Once the recordings are made and are labelled, building the diphone synthesizer itself is mostly automatic. Our first stage is to extract the pitchmarks from the EGG signal, if an electroglottograph was used at recording time. We use the pitchmark program that is part of the Edinburgh Speech Tools, on which Festival is built, to do this. For diphone databases for which no EGG is provided, we can extract the pitchmarks form the waveform files directly, but this is typically not as good from the EGG signal. For all voice sections of the speech, we position the pitchmarks at the peak of the pitch period. For non-voiced sections, we introduce a ``fake'' or pitch mark evenly spaced through those sections. As our signal techniques for pitch and duration modification depend of pitch synchronous analysis, getting the pitch marks right is very important to the final quality of the synthesizer.

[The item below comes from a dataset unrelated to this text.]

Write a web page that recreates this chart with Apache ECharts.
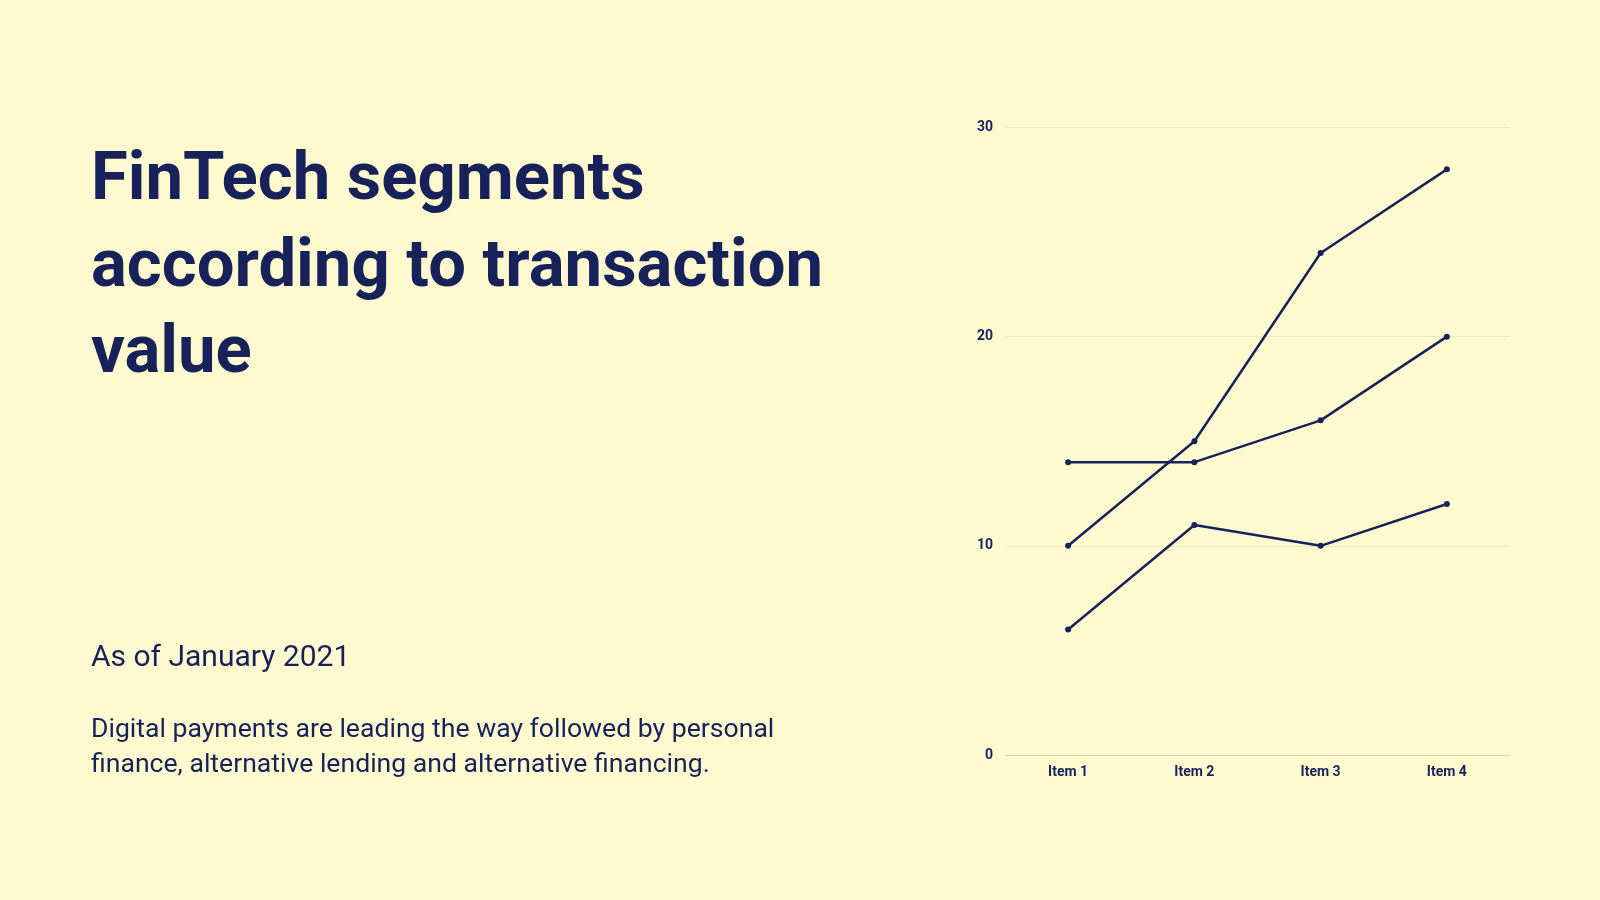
<!DOCTYPE html>
<html>
<head>
<meta charset="utf-8">
<script src="https://cdn.jsdelivr.net/npm/echarts@6/dist/echarts.min.js"></script>
<style>
  html, body { margin: 0; padding: 0; background: #FEF9CF; }
  #main { width: 1600px; height: 900px; }
</style>
</head>
<body>
<div id="main"></div>
<script>
var categories = ['Item 1', 'Item 2', 'Item 3', 'Item 4'];
var seriesA = [10, 15, 24, 28];
var seriesB = [14, 14, 16, 20];
var seriesC = [6, 11, 10, 12];
var yTicks = [0, 10, 20, 30];

var navy = '#18225A';
var myChart = echarts.init(document.getElementById('main'));

function lineSeries(name, data) {
    return {
        name: name,
        type: 'line',
        data: data,
        symbol: 'circle',
        symbolSize: 6,
        lineStyle: { color: navy, width: 2.5 },
        itemStyle: { color: navy },
        emphasis: { disabled: true }
    };
}

var option = {
    backgroundColor: '#FEF9CF',
    animation: false,
    grid: { left: 1005, right: 90, top: 127.5, bottom: 145 },
    xAxis: {
        type: 'category',
        data: categories,
        boundaryGap: true,
        axisLine: { show: true, lineStyle: { color: '#D8D5B2', width: 1 } },
        axisTick: { show: false },
        axisLabel: { color: navy, fontFamily: 'Roboto', fontWeight: 'bold', fontSize: 14, margin: 10 }
    },
    yAxis: {
        type: 'value',
        min: yTicks[0],
        max: yTicks[yTicks.length - 1],
        interval: 10,
        axisLine: { show: false },
        axisTick: { show: false },
        splitLine: { lineStyle: { color: '#ECE8C2', width: 1 } },
        axisLabel: { color: navy, fontFamily: 'Roboto', fontWeight: 'bold', fontSize: 14, margin: 12 }
    },
    series: [
        lineSeries('A', seriesA),
        lineSeries('B', seriesB),
        lineSeries('C', seriesC)
    ],
    graphic: [
        {
            type: 'text', left: 91, top: 139,
            style: {
                text: 'FinTech segments\naccording to transaction\nvalue',
                fill: navy,
                font: 'bold 67px Roboto',
                lineHeight: 86.5
            }
        },
        {
            type: 'text', left: 91, top: 640,
            style: {
                text: 'As of January 2021',
                fill: navy,
                font: '30px Roboto',
                lineHeight: 36
            }
        },
        {
            type: 'text', left: 91, top: 713,
            style: {
                text: 'Digital payments are leading the way followed by personal\nfinance, alternative lending and alternative financing.',
                fill: navy,
                font: '26.6px Roboto',
                lineHeight: 34.6
            }
        }
    ]
};
myChart.setOption(option);
</script>
</body>
</html>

Although we try hard to ensure that the audio quality remains constant throughout the whole recording, it is unusual for the whole set to be done, perfectly, in a single sitting, and we have found that slight differences in power occur between different sittings, due to position of the microphone as well as the speaker delivering with different vocal effort. To combat this, we include a simple power normalization phase. As different phones have different inherent power can cannot simply normalize everything; therefore, we calculate the mean RMS power over all vowels in each nonsense word, then find the mean over all the files, and calculate a modification factor for each word that in the normalization.
After power normalization, we extract LPC parameters pitch synchronously.